Les habitants ont pour habitude de stocker le bois pour l’hiver mais quand celui-ci est rude, ils sont souvent pris au dépourvu. « Janvier peut cacher de mauvaises surprises », nous dit en connaisseur Abdel Malek.
L’éloignement de la petite salle de soin, qui se trouve à plus de 10 km, est un autre problème péniblement vécu par les habitants. En cas d’urgence, il n’existe aucun moyen de transport hormis les quelques véhicules des habitants du douar. Pour peu qu’ils soient libres, disponibles et acceptent de faire la course.
La famille Rahmani ne possède pas de voiture. Le père autant que le fils vivent de ce que leurs rapportent le travail de la terre. Pas de travail qui garantit un salaire mensuel.
Dans l’unique chambre chauffée, autour d’un café à l’armoise, (une spécialité chaouie), Abdelmalek en a encore gros sur le cœur.
La liste des difficultés que lui est sa famille, comme tous les autres habitants de la mechta, rencontrent, est aussi longue qu’un jour sans pain.
Alors Abdelmalek donne libre cours à sa colère : « Les responsables ne viennent jamais demander après nous. Pourtant ils disent qu'ils nous représentent. Je vous donne un exemple simple et risible à la fois : dehors il y a un poteau électrique de l’éclairage rural. Cela fait 3 ans que la lampe est grillée et cela fait 3 ans que nous demandons, que cette lampe soit remplacée. »

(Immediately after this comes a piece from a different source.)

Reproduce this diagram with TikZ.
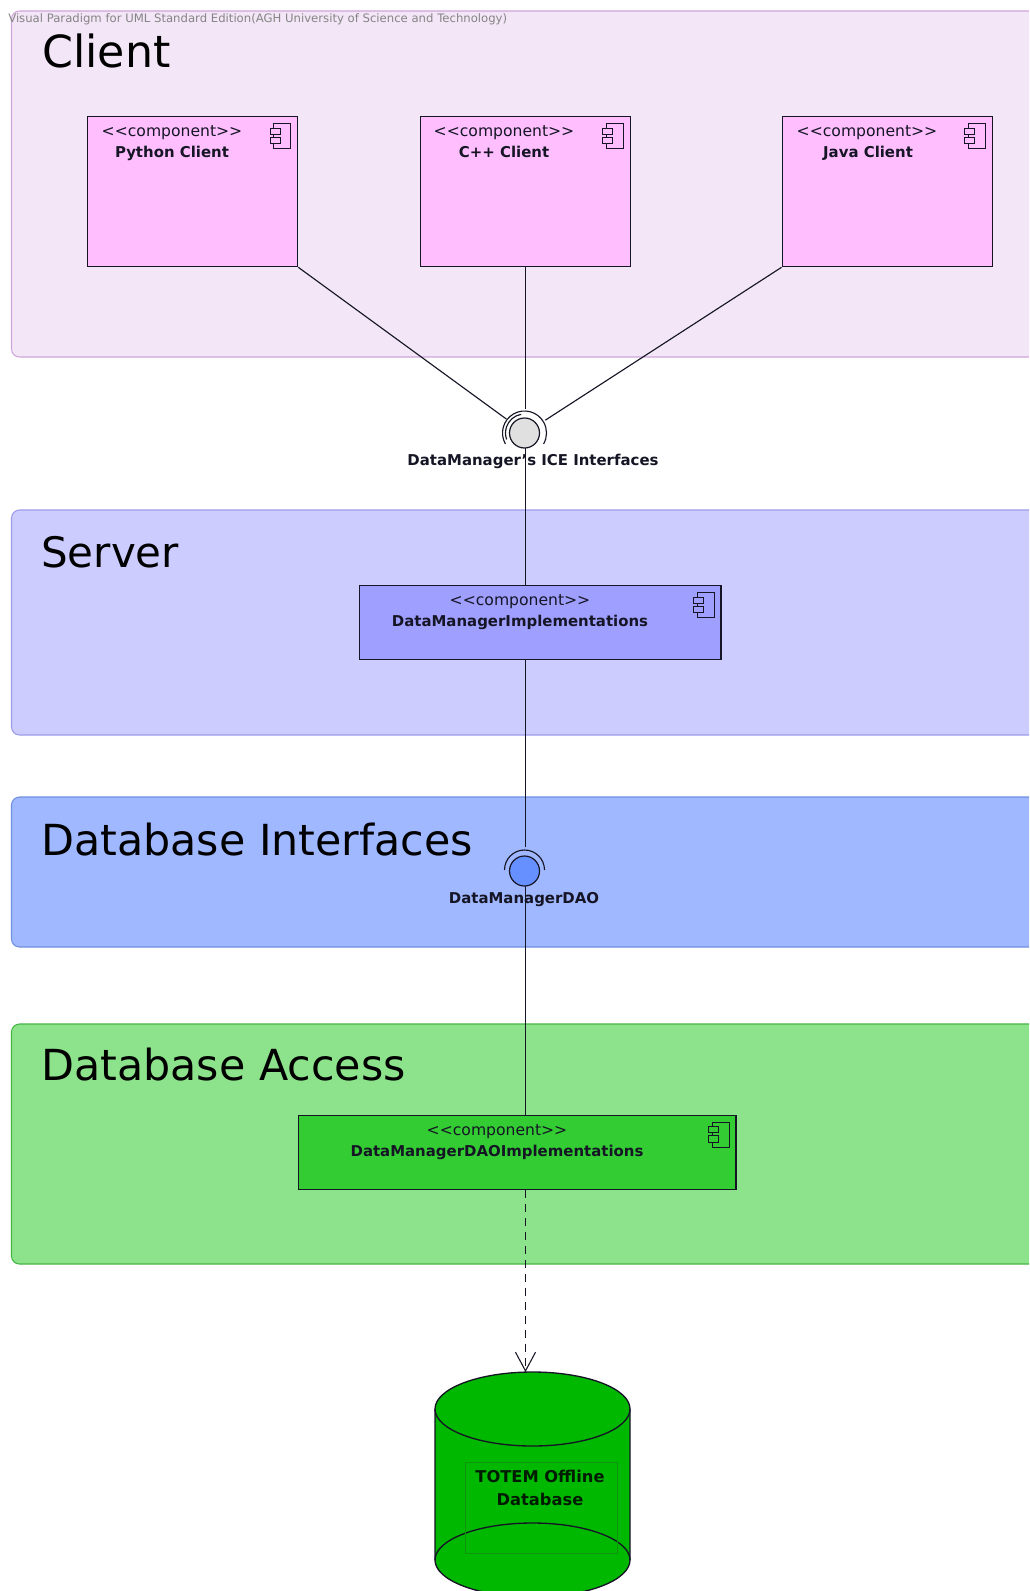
\documentclass[tikz,border=0pt]{standalone}
\usepackage{fontspec}
\setmainfont{DejaVu Sans}
\usetikzlibrary{arrows.meta,calc}
\definecolor{clientfill}{HTML}{F3E6F7}\definecolor{clientline}{HTML}{CFA6DC}
\definecolor{serverfill}{HTML}{CCCCFF}\definecolor{serverline}{HTML}{9C9CE8}
\definecolor{ifacefill}{HTML}{A0B8FF}\definecolor{ifaceline}{HTML}{7090E0}
\definecolor{accessfill}{HTML}{8DE38B}\definecolor{accessline}{HTML}{45B545}
\definecolor{clientcomp}{HTML}{FFBFFF}\definecolor{servercomp}{HTML}{9F9FFF}
\definecolor{accesscomp}{HTML}{33CC33}\definecolor{dbgreen}{HTML}{00B800}
\definecolor{dbrect}{HTML}{0A950A}\definecolor{inkc}{HTML}{151525}
\definecolor{balliface}{HTML}{6690FF}\definecolor{ballice}{HTML}{E0E0E0}
\tikzset{
  region/.style={draw=#1line,fill=#1fill,line width=0.8pt,rounded corners=6pt},
  comp/.style={draw=inkc,fill=#1,line width=1pt,anchor=north west,inner sep=0pt},
  conn/.style={draw=inkc,line width=0.85pt},
  title/.style={anchor=base west,inner sep=0pt,text=black},
  stereo/.style={anchor=base,inner sep=0pt,font=\fontsize{11.7}{12}\selectfont,text=inkc},
  cname/.style={anchor=base,inner sep=0pt,font=\fontsize{11.2}{12}\selectfont\bfseries,text=inkc},
  dbname/.style={anchor=base,inner sep=0pt,font=\fontsize{12.2}{14}\selectfont\bfseries,text=black!85!dbgreen},
  ball/.style={circle,draw=inkc,line width=0.9pt,minimum size=22.5pt,inner sep=0pt,xshift=-0.75pt},
  halo/.style={circle,minimum size=35pt,inner sep=0pt},
  arcline/.style={draw=inkc,line width=0.85pt},
  iconline/.style={draw=inkc,line width=0.7pt},
}
\newcommand{\drawicon}[2]{%
  \draw[iconline] ($(#1.north east)+(-24.7,7.7)$) rectangle ($(#1.north east)+(-7.5,32.7)$);
  \draw[iconline,fill=#2] ($(#1.north east)+(-28.3,12.3)$) rectangle ($(#1.north east)+(-18.3,18.3)$);
  \draw[iconline,fill=#2] ($(#1.north east)+(-28.3,21)$) rectangle ($(#1.north east)+(-18.3,27.6)$);
}
\begin{document}
\begin{tikzpicture}[x=0.75pt,y=-0.75pt]
\useasboundingbox (0,0) rectangle (1029,1591);
\clip (0,0) rectangle (1029,1591);
\fill[white] (0,0) rectangle (1029,1591);
% regions
\path[region=client] (11.5,11) rectangle (1060,357);
\path[region=server] (11.5,510) rectangle (1060,735);
\path[region=iface] (11.5,797) rectangle (1060,947);
\path[region=access] (11.5,1024) rectangle (1060,1264);
% watermark
\node[anchor=base west,inner sep=0pt,font=\fontsize{8.75}{10}\selectfont,text=black!48] (mark) at (8,23) {Visual Paradigm for UML Standard Edition(AGH University of Science and Technology)};
% titles
\node[title,font=\fontsize{33.2}{34}\selectfont] (tclient) at (42,68) {Client};
\node[title,font=\fontsize{31.5}{34}\selectfont] (tserver) at (41,567) {Server};
\node[title,font=\fontsize{32.1}{34}\selectfont] (tiface) at (41,855.5) {Database Interfaces};
\node[title,font=\fontsize{32.1}{34}\selectfont] (taccess) at (41,1080.5) {Database Access};
% components
\node[comp=clientcomp,minimum width=157.5pt,minimum height=112.5pt] (python) at (87,116) {};
\node[comp=clientcomp,minimum width=157.5pt,minimum height=112.5pt] (cpp) at (419.5,116) {};
\node[comp=clientcomp,minimum width=157.5pt,minimum height=112.5pt] (java) at (781.5,116) {};
\node[comp=servercomp,minimum width=271pt,minimum height=55.5pt] (impl) at (359,585) {};
\node[comp=accesscomp,minimum width=328pt,minimum height=55.5pt] (daoimpl) at (298,1114.5) {};
\drawicon{python}{clientcomp}
\drawicon{cpp}{clientcomp}
\drawicon{java}{clientcomp}
\drawicon{impl}{servercomp}
\drawicon{daoimpl}{accesscomp}
% interface nodes
\node[halo] (icehalo) at (525.5,433) {};
\node[halo] (daohalo) at (525.5,871) {};
\coordinate (dbtop) at (525.5,1372);
% connectors
\draw[conn] (python.south east) -- (icehalo);
\draw[conn] (icehalo.center |- cpp.south) -- (icehalo.north);
\draw[conn] (java.south west) -- (icehalo);
\draw[conn] (icehalo.center) -- (icehalo.center |- impl.north);
\draw[conn] (daohalo.center |- impl.south) -- (daohalo.north);
\draw[conn] (daohalo.center) -- (daohalo.center |- daoimpl.north);
% balls and arcs
\node[ball,fill=ballice] (iceball) at (icehalo.center) {};
\node[ball,fill=balliface] (daoball) at (daohalo.center) {};
\draw[arcline] ($(iceball.center)+(-19.05,11)$) arc[start angle=150,end angle=390,radius=22];
\draw[arcline] ($(iceball.center)+(-3.3,-18.7)$) arc[start angle=-100,end angle=-200,radius=19];
\draw[arcline] ($(daoball.center)+(-20,-1)$) arc[start angle=180,end angle=360,radius=20];
% component labels
\node[stereo] (s1) at (172,136.5) {<{}<component>{}>};
\node[cname] (n1) at (172,157) {Python Client};
\node[stereo] (s2) at (504,136.5) {<{}<component>{}>};
\node[cname] (n2) at (504,157) {C++ Client};
\node[stereo] (s3) at (867,136.5) {<{}<component>{}>};
\node[cname] (n3) at (868,157) {Java Client};
\node[stereo] (s4) at (520,605.5) {<{}<component>{}>};
\node[cname] (n4) at (520,626) {DataManagerImplementations};
\node[stereo] (s5) at (497,1135.5) {<{}<component>{}>};
\node[cname] (n5) at (497,1156) {DataManagerDAOImplementations};
\node[cname] (icelabel) at (533,465) {DataManager's ICE Interfaces};
\node[cname] (daolabel) at (524,903) {DataManagerDAO};
% database
\draw[draw=inkc,fill=dbgreen,line width=1pt] (435,1409) -- (435,1560) arc[start angle=180,end angle=0,x radius=97.5,y radius=37] -- (630,1409) arc[start angle=0,end angle=-180,x radius=97.5,y radius=37] -- cycle;
\draw[draw=inkc,line width=1pt] (435,1409) arc[start angle=180,end angle=0,x radius=97.5,y radius=37];
\draw[draw=inkc,line width=1pt] (435,1560) arc[start angle=180,end angle=360,x radius=97.5,y radius=37];
\node[draw=dbrect,line width=0.5pt,anchor=north west,minimum width=114pt,minimum height=68.25pt,inner sep=0pt] (dbrectn) at (465,1462) {};
\node[dbname] (db1) at (540,1482) {TOTEM Offline};
\node[dbname] (db2) at (540,1505) {Database};
\draw[conn,dash pattern=on 6pt off 4.5pt,-{Straight Barb[length=14pt,width=15pt,line width=0.8pt]}] (dbtop |- daoimpl.south) -- (dbtop);
\end{tikzpicture}
\end{document}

La colère est encore forte quand il s'agit des responsables. « Mais personne ne nous écoute et pourtant nous ne demandons pas grand-chose, explique encore Abdel Malek. Pour la scolarisation des petits, nous travaillons dur pour que nous puissions leur trouver des correspondants pour les héberger à Ain Touta et leur permettre ainsi d’avoir une scolarité normale. Je ne vous parle pas du médecin qui vient de Kenziria, à 10 km d’ici, quand il veut. De l’eau que nous tirons du puits par moins 7 degré…»

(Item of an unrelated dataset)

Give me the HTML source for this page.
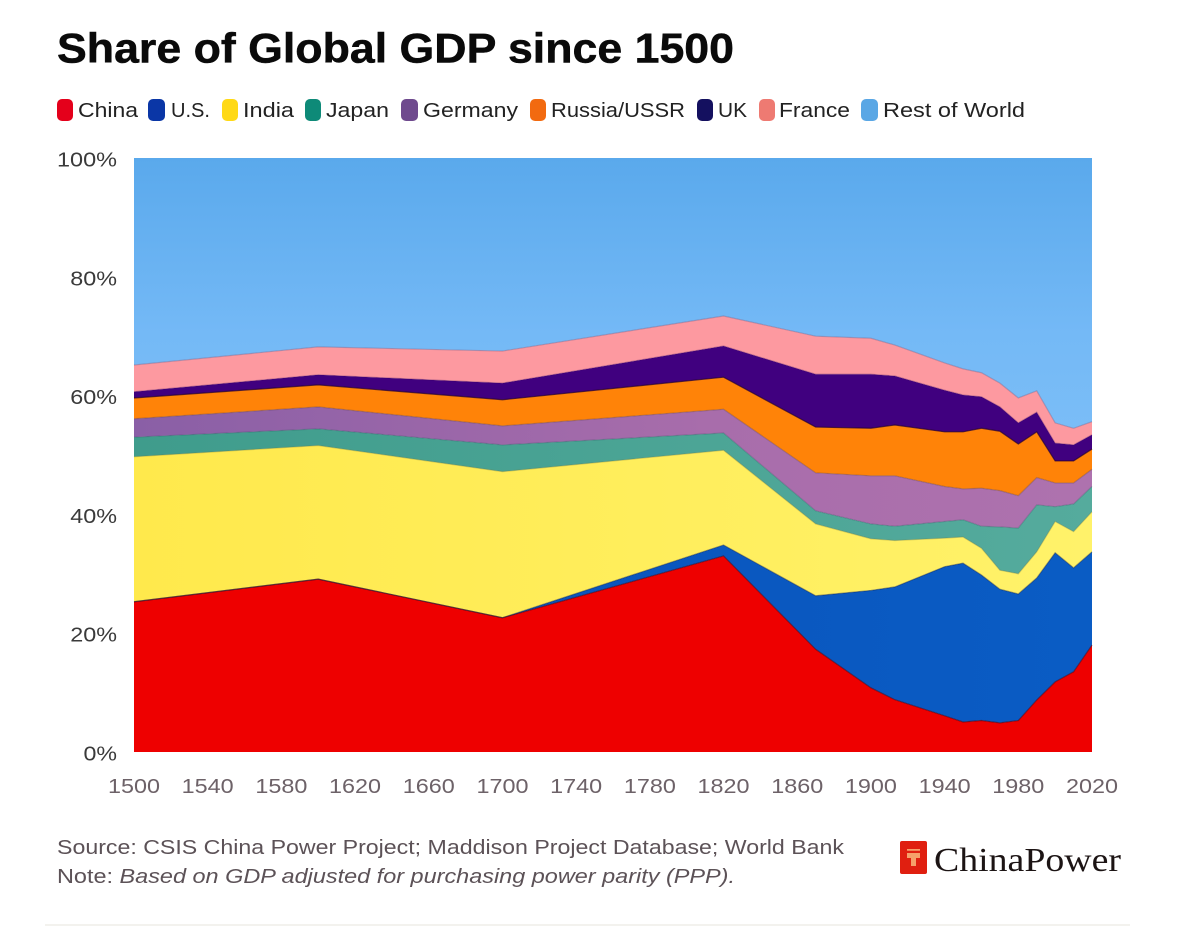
<!DOCTYPE html>
<html>
<head>
<meta charset="utf-8">
<title>Share of Global GDP since 1500</title>
<style>
html,body{margin:0;padding:0;background:#fff;width:1181px;height:949px;overflow:hidden}
svg{display:block;font-family:"Liberation Sans",sans-serif}
</style>
</head>
<body>
<svg id="chart" width="1181" height="949" viewBox="0 0 1181 949" xmlns="http://www.w3.org/2000/svg">
<defs>
<linearGradient id="g-rest" x1="0" y1="0" x2="0" y2="1"><stop offset="0" stop-color="#5aa9ec"/><stop offset="0.65" stop-color="#74b9f6"/><stop offset="1" stop-color="#7abdf7"/></linearGradient>
<linearGradient id="g-japan" x1="0" y1="0" x2="1" y2="0"><stop offset="0" stop-color="#3f9c8c"/><stop offset="1" stop-color="#55ab9d"/></linearGradient>
<linearGradient id="g-germany" x1="0" y1="0" x2="1" y2="0"><stop offset="0" stop-color="#8a5fa6"/><stop offset="0.6" stop-color="#a86dab"/><stop offset="1" stop-color="#ae72ae"/></linearGradient>
<linearGradient id="g-india" x1="0" y1="0" x2="1" y2="0"><stop offset="0" stop-color="#ffe94c"/><stop offset="1" stop-color="#fff26a"/></linearGradient>
<linearGradient id="g-us" x1="0" y1="0" x2="1" y2="0"><stop offset="0" stop-color="#0a50b8"/><stop offset="1" stop-color="#0a5cc4"/></linearGradient>
</defs>
<rect x="0" y="0" width="1181" height="949" fill="#ffffff"/>
<text x="57" y="62.5" font-size="42" font-weight="700" fill="#0a0a0a" stroke="#0a0a0a" stroke-width="0.5" textLength="677" lengthAdjust="spacingAndGlyphs">Share of Global GDP since 1500</text>

<g font-size="20" fill="#222">
  <g><rect x="57" y="99" width="16" height="22" rx="5" fill="#e4001b"/><text x="78" y="117" textLength="60" lengthAdjust="spacingAndGlyphs">China</text></g>
  <g><rect x="148" y="99" width="17" height="22" rx="5" fill="#0a36a6"/><text x="171" y="117" textLength="39" lengthAdjust="spacingAndGlyphs">U.S.</text></g>
  <g><rect x="222" y="99" width="16" height="22" rx="5" fill="#ffd915"/><text x="243" y="117" textLength="51" lengthAdjust="spacingAndGlyphs">India</text></g>
  <g><rect x="305" y="99" width="16" height="22" rx="5" fill="#0e8a78"/><text x="326" y="117" textLength="63" lengthAdjust="spacingAndGlyphs">Japan</text></g>
  <g><rect x="401" y="99" width="17" height="22" rx="5" fill="#6f4a8e"/><text x="423" y="117" textLength="95" lengthAdjust="spacingAndGlyphs">Germany</text></g>
  <g><rect x="530" y="99" width="16" height="22" rx="5" fill="#f26a10"/><text x="551" y="117" textLength="134" lengthAdjust="spacingAndGlyphs">Russia/USSR</text></g>
  <g><rect x="697" y="99" width="16" height="22" rx="5" fill="#14105f"/><text x="718" y="117" textLength="29" lengthAdjust="spacingAndGlyphs">UK</text></g>
  <g><rect x="759" y="99" width="16" height="22" rx="5" fill="#ee7a72"/><text x="779" y="117" textLength="71" lengthAdjust="spacingAndGlyphs">France</text></g>
  <g><rect x="861" y="99" width="17" height="22" rx="5" fill="#5aa7e5"/><text x="883" y="117" textLength="142" lengthAdjust="spacingAndGlyphs">Rest of World</text></g>
</g>

<g id="plot"></g>
<g id="yaxis"></g>
<g id="xaxis"></g>

<text x="57" y="854" font-size="20" fill="#5c5257" textLength="787" lengthAdjust="spacingAndGlyphs">Source: CSIS China Power Project; Maddison Project Database; World Bank</text>
<text x="57" y="883" font-size="20" fill="#5c5257" textLength="678" lengthAdjust="spacingAndGlyphs">Note: <tspan font-style="italic">Based on GDP adjusted for purchasing power parity (PPP).</tspan></text>

<g>
  <rect x="900" y="841" width="27" height="33" rx="2" fill="#e01f10"/>
  <path d="M907 849h13v1.8h-13zM907 853h13v5h-4v8h-5v-8h-4z" fill="#f6a06a"/>
  <text x="934" y="871" font-family="'Liberation Serif',serif" font-size="34" fill="#1c1414" textLength="187" lengthAdjust="spacingAndGlyphs">ChinaPower</text>
</g>

<line x1="45" y1="925" x2="1130" y2="925" stroke="#f3f2ee" stroke-width="2"/>
</svg>

<script>
const years = [1500,1600,1700,1820,1870,1900,1913,1940,1950,1960,1970,1980,1990,2000,2010,2020];
const china   = [25.3,29.1,22.6,33.0,17.3,10.8,8.8,6.1,5.05,5.3,4.9,5.3,8.75,11.8,13.5,18.0];
const us      = [0,0,0,1.85,9.0,16.4,19.0,25.1,26.75,24.5,22.5,21.3,20.55,21.75,17.5,15.7];
const india   = [24.4,22.5,24.6,15.95,12.1,8.7,7.8,4.8,4.4,4.5,3.2,3.4,4.4,5.25,6.1,6.75];
const japan   = [3.3,2.8,4.5,2.9,2.2,2.5,2.4,2.8,2.9,3.7,7.3,7.7,7.9,2.5,4.65,4.25];
const germany = [3.1,3.7,3.2,4.0,6.4,8.1,8.5,5.9,5.2,6.4,6.1,5.45,4.6,4.0,3.55,2.9];
const russia  = [3.5,3.7,4.4,5.4,7.7,8.0,8.55,9.2,9.6,10.1,10.0,8.7,7.7,3.7,3.7,3.4];
const uk      = [1.05,1.7,2.8,5.25,8.9,9.1,8.25,7.0,6.2,5.3,4.1,3.55,3.3,3.0,2.7,2.4];
const france  = [4.5,4.7,5.4,5.05,6.4,6.05,5.2,4.6,4.4,4.05,4.0,4.2,3.6,3.4,2.8,2.2];
const rest    = [34.85,31.8,32.5,26.6,30.0,30.35,31.5,34.5,35.5,36.15,37.9,40.4,39.2,44.6,45.5,44.4];
const xTicks = [1500,1540,1580,1620,1660,1700,1740,1780,1820,1860,1900,1940,1980,2020];
const yTicks = [0,20,40,60,80,100];

const NS = 'http://www.w3.org/2000/svg';
const xScale = function (yr) { return 134 + (yr - 1500) * (1092 - 134) / 520; };
const yScale = function (v) { return 752 - v * (752 - 158) / 100; };

const stack = [
  { key: 'china', values: china, fill: '#ee0000', edge: 'rgba(70,0,20,0.55)' },
  { key: 'us', values: us, fill: 'url(#g-us)', edge: 'rgba(0,20,70,0.4)' },
  { key: 'india', values: india, fill: 'url(#g-india)', edge: 'rgba(120,120,40,0.3)' },
  { key: 'japan', values: japan, fill: 'url(#g-japan)', edge: 'rgba(40,80,90,0.3)' },
  { key: 'germany', values: germany, fill: 'url(#g-germany)', edge: 'rgba(90,60,80,0.35)' },
  { key: 'russia', values: russia, fill: '#ff8308', edge: 'rgba(40,0,40,0.7)' },
  { key: 'uk', values: uk, fill: '#40007f', edge: 'rgba(60,0,90,0.3)' },
  { key: 'france', values: france, fill: '#fd99a0', edge: 'rgba(120,90,130,0.4)' },
  { key: 'rest', values: rest, fill: 'url(#g-rest)', edge: 'none' }
];

const plot = document.getElementById('plot');
let base = years.map(function () { return 0; });
stack.forEach(function (s) {
  const top = base.map(function (b, i) { return b + s.values[i]; });
  let d = '';
  years.forEach(function (yr, i) {
    d += (i ? 'L' : 'M') + xScale(yr).toFixed(2) + ' ' + yScale(top[i]).toFixed(2);
  });
  const topLine = d;
  for (let i = years.length - 1; i >= 0; i--) {
    d += 'L' + xScale(years[i]).toFixed(2) + ' ' + yScale(base[i]).toFixed(2);
  }
  d += 'Z';
  const area = document.createElementNS(NS, 'path');
  area.setAttribute('d', d);
  area.setAttribute('fill', s.fill);
  
  
  plot.appendChild(area);
  s.topLine = topLine;
  base = top;
});
stack.forEach(function (s) {
  if (s.edge === 'none') return;
  const line = document.createElementNS(NS, 'path');
  line.setAttribute('d', s.topLine);
  line.setAttribute('fill', 'none');
  line.setAttribute('stroke', s.edge);
  line.setAttribute('stroke-width', '1.2');
  
  
  plot.appendChild(line);
});

const yaxis = document.getElementById('yaxis');
yTicks.forEach(function (t) {
  const label = t + '%';
  const el = document.createElementNS(NS, 'text');
  el.setAttribute('x', 117);
  el.setAttribute('y', yScale(t) + 8.5);
  el.setAttribute('text-anchor', 'end');
  el.setAttribute('font-size', '20');
  el.setAttribute('fill', '#3a3a3a');
  el.setAttribute('textLength', 7 + 13.25 * label.length);
  el.setAttribute('lengthAdjust', 'spacingAndGlyphs');
  
  
  el.textContent = label;
  yaxis.appendChild(el);
});

const xaxis = document.getElementById('xaxis');
xTicks.forEach(function (t) {
  const el = document.createElementNS(NS, 'text');
  el.setAttribute('x', xScale(t));
  el.setAttribute('y', 793);
  el.setAttribute('text-anchor', 'middle');
  el.setAttribute('font-size', '20');
  el.setAttribute('fill', '#6d6268');
  el.setAttribute('textLength', '52');
  el.setAttribute('lengthAdjust', 'spacingAndGlyphs');
  
  
  el.textContent = t;
  xaxis.appendChild(el);
});
</script>
</body>
</html>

De la colère mais également un sentiment d’injustice et d’impuissance. Abdelmalek s’excuse et ne dit plus rien mais son silence est encore plus éloquent.
Ils sont nombreux à avoir résisté aux lumières de la ville, mais aussi aux années noires du terrorisme. Ils ont préféré rester chez eux sur leurs terres, la terre des ancêtres combien même infécondes et ingrate, au lieu d’aller gonfler les rangs de chômeurs et des désœuvrés.
Rien que pour cela, ils méritent un peu d’attention et quelques faveurs car ils ont été toujours défavorisés. Nous ne le dirons jamais assez.